What the task asks:
Seek out every line containing the word "with", and copy each.

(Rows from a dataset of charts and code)

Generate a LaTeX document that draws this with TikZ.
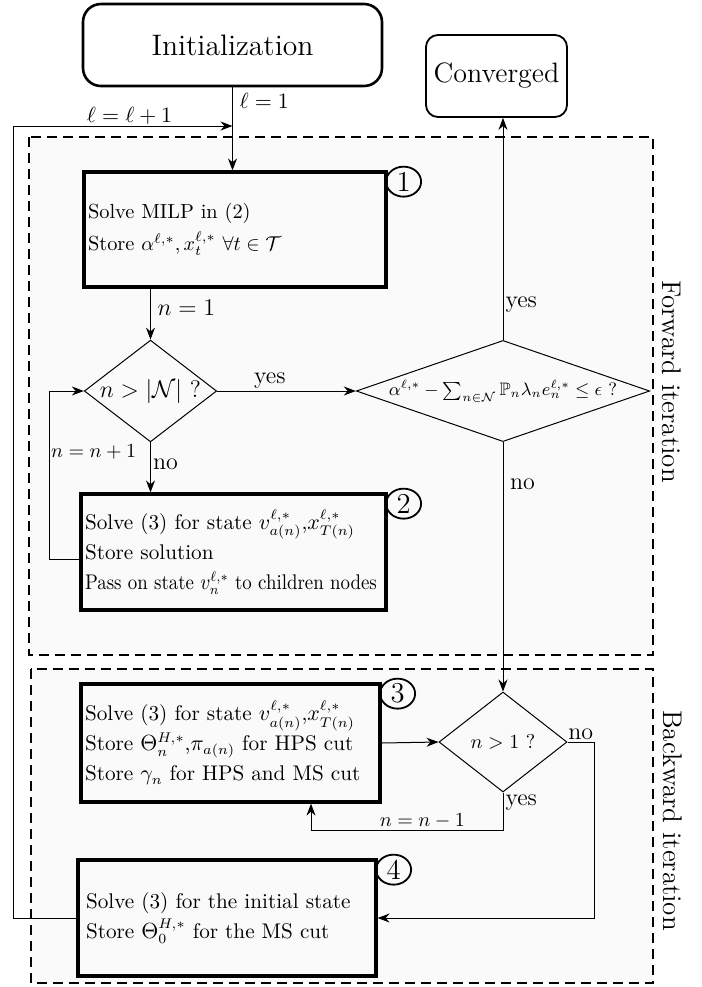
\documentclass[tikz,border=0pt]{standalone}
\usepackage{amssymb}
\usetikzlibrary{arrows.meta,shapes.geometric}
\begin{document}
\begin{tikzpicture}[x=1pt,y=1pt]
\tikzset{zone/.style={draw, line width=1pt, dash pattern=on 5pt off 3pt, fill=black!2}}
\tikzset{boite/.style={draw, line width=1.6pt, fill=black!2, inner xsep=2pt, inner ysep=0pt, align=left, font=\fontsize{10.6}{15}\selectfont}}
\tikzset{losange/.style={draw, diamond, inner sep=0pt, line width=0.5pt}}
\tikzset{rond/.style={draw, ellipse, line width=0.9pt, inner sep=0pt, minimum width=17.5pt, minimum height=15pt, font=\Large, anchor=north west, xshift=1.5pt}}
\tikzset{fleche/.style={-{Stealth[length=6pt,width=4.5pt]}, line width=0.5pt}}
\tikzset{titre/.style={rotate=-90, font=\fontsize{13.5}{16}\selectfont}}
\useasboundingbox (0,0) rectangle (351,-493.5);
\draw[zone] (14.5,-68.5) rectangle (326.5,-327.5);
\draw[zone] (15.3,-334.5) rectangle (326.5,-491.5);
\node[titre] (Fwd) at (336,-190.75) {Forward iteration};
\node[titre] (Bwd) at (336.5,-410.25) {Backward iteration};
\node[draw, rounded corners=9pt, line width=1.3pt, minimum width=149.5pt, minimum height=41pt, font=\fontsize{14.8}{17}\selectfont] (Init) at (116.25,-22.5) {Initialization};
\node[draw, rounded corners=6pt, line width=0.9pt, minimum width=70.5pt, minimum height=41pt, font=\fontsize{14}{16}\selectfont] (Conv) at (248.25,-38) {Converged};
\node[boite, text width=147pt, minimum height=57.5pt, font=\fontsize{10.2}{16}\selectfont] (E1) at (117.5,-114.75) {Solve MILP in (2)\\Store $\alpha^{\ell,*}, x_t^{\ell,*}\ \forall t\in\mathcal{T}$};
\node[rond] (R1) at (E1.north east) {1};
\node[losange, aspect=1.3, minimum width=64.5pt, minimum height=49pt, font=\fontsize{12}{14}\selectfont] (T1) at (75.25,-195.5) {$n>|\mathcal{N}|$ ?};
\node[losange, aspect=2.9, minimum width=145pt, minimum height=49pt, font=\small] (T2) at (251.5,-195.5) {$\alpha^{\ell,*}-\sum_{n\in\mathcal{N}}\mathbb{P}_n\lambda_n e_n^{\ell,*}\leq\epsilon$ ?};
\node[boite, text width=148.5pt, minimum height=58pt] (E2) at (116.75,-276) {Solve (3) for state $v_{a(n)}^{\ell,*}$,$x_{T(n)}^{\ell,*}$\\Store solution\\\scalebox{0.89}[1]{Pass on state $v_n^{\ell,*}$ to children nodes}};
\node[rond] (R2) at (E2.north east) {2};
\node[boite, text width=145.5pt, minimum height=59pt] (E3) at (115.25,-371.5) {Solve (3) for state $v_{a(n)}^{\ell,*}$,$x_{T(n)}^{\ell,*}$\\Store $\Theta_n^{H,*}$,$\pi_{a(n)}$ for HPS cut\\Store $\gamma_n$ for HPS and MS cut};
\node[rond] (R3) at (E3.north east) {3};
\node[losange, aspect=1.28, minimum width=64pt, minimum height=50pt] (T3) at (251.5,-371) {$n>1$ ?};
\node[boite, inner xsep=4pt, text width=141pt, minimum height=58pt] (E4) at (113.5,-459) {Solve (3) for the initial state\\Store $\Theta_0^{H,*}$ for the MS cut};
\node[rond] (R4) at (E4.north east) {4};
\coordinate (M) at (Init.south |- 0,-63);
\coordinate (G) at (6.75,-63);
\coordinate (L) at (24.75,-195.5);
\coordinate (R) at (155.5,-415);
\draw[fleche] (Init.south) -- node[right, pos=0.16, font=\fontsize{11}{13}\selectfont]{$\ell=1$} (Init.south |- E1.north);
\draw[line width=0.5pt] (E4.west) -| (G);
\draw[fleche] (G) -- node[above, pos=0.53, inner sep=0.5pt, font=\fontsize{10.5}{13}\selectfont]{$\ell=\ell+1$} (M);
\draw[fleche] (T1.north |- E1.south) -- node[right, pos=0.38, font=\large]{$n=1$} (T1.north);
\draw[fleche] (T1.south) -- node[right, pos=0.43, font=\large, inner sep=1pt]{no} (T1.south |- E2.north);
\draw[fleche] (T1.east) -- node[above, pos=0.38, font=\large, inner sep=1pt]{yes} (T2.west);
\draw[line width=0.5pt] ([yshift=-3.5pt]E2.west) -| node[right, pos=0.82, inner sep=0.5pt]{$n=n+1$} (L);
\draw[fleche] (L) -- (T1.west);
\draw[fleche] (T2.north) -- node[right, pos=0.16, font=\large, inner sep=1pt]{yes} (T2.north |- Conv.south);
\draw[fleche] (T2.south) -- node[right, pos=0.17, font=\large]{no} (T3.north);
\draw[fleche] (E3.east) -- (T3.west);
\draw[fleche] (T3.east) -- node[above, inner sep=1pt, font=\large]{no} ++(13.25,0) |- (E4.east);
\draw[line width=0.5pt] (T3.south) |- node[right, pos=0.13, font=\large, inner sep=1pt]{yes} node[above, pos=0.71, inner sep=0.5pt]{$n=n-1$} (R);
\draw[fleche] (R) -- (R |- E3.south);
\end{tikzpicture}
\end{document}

* * *

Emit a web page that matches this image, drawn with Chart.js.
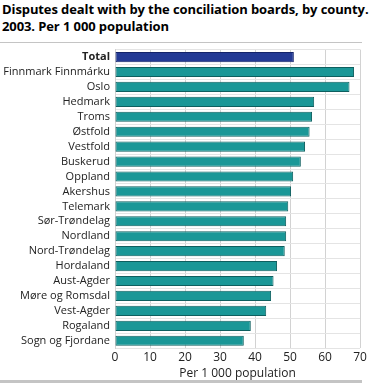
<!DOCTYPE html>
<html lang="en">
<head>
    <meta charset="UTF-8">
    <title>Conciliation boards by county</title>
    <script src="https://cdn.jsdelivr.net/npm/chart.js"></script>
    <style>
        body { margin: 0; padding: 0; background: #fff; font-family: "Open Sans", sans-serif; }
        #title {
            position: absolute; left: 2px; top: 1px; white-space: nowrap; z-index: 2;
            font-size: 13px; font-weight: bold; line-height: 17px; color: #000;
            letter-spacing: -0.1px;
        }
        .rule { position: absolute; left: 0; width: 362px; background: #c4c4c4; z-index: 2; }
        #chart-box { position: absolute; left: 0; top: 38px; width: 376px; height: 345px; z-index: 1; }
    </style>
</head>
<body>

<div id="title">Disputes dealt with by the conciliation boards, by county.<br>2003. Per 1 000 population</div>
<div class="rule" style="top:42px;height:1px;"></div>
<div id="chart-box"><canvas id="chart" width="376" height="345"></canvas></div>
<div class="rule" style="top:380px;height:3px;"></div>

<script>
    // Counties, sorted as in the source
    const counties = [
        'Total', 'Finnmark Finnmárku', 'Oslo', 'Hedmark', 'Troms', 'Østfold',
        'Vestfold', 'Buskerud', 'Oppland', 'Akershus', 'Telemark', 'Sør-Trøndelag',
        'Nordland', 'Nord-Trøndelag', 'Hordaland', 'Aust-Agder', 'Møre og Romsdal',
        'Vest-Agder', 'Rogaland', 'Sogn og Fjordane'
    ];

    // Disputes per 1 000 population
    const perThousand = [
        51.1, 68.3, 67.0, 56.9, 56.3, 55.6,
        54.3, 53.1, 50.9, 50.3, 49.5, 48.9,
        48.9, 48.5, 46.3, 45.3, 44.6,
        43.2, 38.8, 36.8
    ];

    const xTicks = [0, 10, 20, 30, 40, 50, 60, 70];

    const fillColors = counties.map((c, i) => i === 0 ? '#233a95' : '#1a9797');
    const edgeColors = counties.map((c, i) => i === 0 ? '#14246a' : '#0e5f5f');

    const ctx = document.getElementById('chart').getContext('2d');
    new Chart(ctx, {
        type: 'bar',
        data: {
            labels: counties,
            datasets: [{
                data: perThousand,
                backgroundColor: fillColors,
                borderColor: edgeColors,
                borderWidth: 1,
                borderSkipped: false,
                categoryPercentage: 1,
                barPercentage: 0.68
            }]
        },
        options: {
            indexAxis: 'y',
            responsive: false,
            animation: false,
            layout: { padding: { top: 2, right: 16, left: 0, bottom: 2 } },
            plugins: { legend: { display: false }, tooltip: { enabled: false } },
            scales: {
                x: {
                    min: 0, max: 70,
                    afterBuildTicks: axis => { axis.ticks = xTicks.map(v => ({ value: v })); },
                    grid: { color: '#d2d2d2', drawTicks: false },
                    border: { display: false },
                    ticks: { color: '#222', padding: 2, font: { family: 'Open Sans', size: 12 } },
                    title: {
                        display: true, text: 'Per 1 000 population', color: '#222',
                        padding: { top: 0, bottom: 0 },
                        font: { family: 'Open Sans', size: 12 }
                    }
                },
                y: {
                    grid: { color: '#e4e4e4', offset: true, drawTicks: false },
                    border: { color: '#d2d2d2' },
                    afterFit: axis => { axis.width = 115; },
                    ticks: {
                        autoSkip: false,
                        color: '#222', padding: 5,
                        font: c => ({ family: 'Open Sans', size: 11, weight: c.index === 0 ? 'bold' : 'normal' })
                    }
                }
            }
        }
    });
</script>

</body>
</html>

Exercise answer:
Generate a LaTeX document that draws this with TikZ.
Emit a web page that matches this image, drawn with Chart.js.
<div id="title">Disputes dealt with by the conciliation boards, by county.<br>2003. Per 1 000 population</div>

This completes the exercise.